Minister of National Assets Felipe Ward will travel in two weeks to London for talks over the remains of the ground sloth that roamed in the southern region shared by Argentina and Chile.
"We hope to have talks with the museum authorities... and seek to repatriate the mylodon's remains; these are bones and skin that are in storage, not even being exhibited," Ward told reporters.
The remains of the mylodon were taken to Britain in 1897 for research but were never returned to Chile, according to officials.
The mylodon was an ancestor of the sloth that measured about 2.5 meters (more than eight feet) and weighed about three tons.
German settlers discovered in 1896 remains of the mammal in a cave now known as "the cave of the mylodon," in the region of Magallanes, about 3,500 kilometers (2,175 miles) south of Santiago.
A view of moai statues in Rano Raraku volcano, on Easter Island, Chile, October 31, 2003. /VCG Photo
On the trip to London, Ward will be joined by a delegation seeking the return of a statue important to the indigenous people of Easter Island, part of Chile.

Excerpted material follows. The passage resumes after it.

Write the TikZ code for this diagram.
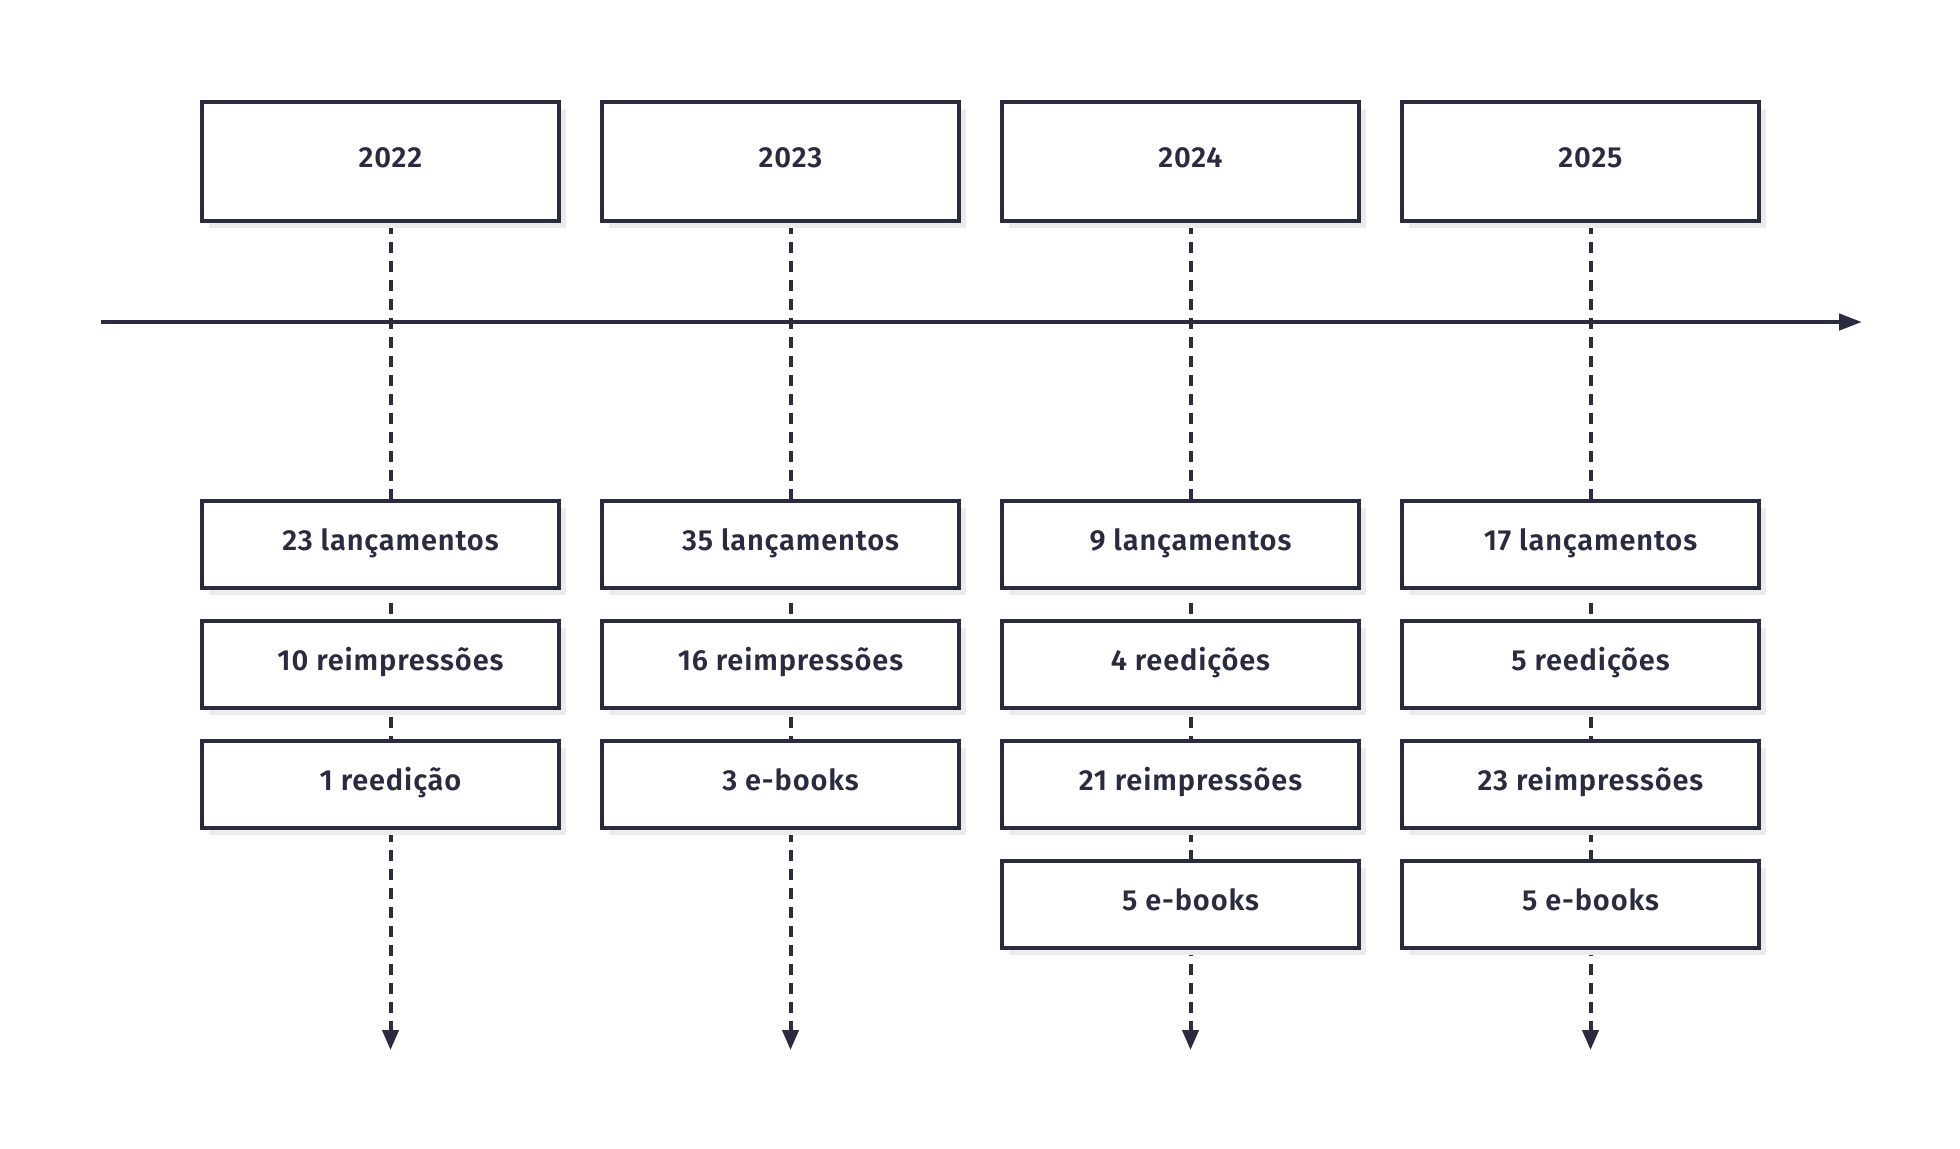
\documentclass[tikz,border=0pt]{standalone}
\usepackage{fontspec}
\setmainfont{Fira Sans}[BoldFont={Fira Sans SemiBold}, BoldFeatures={LetterSpace=3}]
\usetikzlibrary{arrows.meta,shadows}
\definecolor{ink}{HTML}{2B2A40}
\definecolor{shade}{HTML}{EBEBEB}
\pgfdeclarelayer{bg}
\pgfsetlayers{bg,main}
\begin{document}
\begin{tikzpicture}[x=0.5pt,y=-0.5pt,
  font=\fontsize{14.5}{17}\selectfont\bfseries,
  box/.style={draw=ink, line width=1.8pt, fill=white, text=ink, inner sep=0pt,
    text height=9.5pt, text depth=3.5pt,
    general shadow={fill=shade, shadow xshift=3.5pt, shadow yshift=-3.5pt}},
  yearbox/.style={box, minimum width=178.7pt, minimum height=59.7pt},
  evbox/.style={box, minimum width=178.7pt, minimum height=43.7pt},
  guide/.style={draw=ink, line width=2pt, dash pattern=on 5.5pt off 4pt,
    -{Triangle[length=10pt,width=8pt]}},
  axis/.style={draw=ink, line width=2.2pt, -{Triangle[length=11.5pt,width=8pt]}}]
\useasboundingbox (0,0) rectangle (1960,1148);

% year boxes
\node[yearbox] (y22) at (380.5,161.5) {\hspace*{10pt}2022};
\node[yearbox] (y23) at (780.5,161.5) {\hspace*{10pt}2023};
\node[yearbox] (y24) at (1180.5,161.5) {\hspace*{10pt}2024};
\node[yearbox] (y25) at (1580.5,161.5) {\hspace*{10pt}2025};

% 2022
\node[evbox] (a22) at (380.5,544.5) {\hspace*{10pt}23 lançamentos};
\node[evbox] (b22) at (380.5,664.5) {\hspace*{10pt}10 reimpressões};
\node[evbox] (c22) at (380.5,784.5) {\hspace*{10pt}1 reedição};
% 2023
\node[evbox] (a23) at (780.5,544.5) {\hspace*{10pt}35 lançamentos};
\node[evbox] (b23) at (780.5,664.5) {\hspace*{10pt}16 reimpressões};
\node[evbox] (c23) at (780.5,784.5) {\hspace*{10pt}3 e-books};
% 2024
\node[evbox] (a24) at (1180.5,544.5) {\hspace*{10pt}9 lançamentos};
\node[evbox] (b24) at (1180.5,664.5) {\hspace*{10pt}4 reedições};
\node[evbox] (c24) at (1180.5,784.5) {\hspace*{10pt}21 reimpressões};
\node[evbox] (d24) at (1180.5,904.5) {\hspace*{10pt}5 e-books};
% 2025
\node[evbox] (a25) at (1580.5,544.5) {\hspace*{10pt}17 lançamentos};
\node[evbox] (b25) at (1580.5,664.5) {\hspace*{10pt}5 reedições};
\node[evbox] (c25) at (1580.5,784.5) {\hspace*{10pt}23 reimpressões};
\node[evbox] (d25) at (1580.5,904.5) {\hspace*{10pt}5 e-books};

\coordinate (e22) at (390.5,1050);
\coordinate (e23) at (790.5,1050);
\coordinate (e24) at (1190.5,1050);
\coordinate (e25) at (1590.5,1050);
\coordinate (tl0) at (101,322);
\coordinate (tl1) at (1862,322);

\begin{pgfonlayer}{bg}
  \draw[guide] ([xshift=5pt]y22.south) -- (e22);
  \draw[guide] ([xshift=5pt]y23.south) -- (e23);
  \draw[guide] ([xshift=5pt]y24.south) -- (e24);
  \draw[guide] ([xshift=5pt]y25.south) -- (e25);
\end{pgfonlayer}
\draw[axis] (tl0) -- (tl1);
\end{tikzpicture}
\end{document}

They want to sculpt a replacement for the museum and recover the original, which was stolen from the island in 1868 by the English ship Topaze.
It is estimated that this moai, as the statues are known, was created between the year 1,000 and 1,600.
But according to The Daily Telegraph, the British Museum believes it is for “a great public benefit” to preserve the statue in the museum.
Chile also plans to ask the Kon-Tiki Museum in Oslo to return a large collection of historical pieces from Easter Island.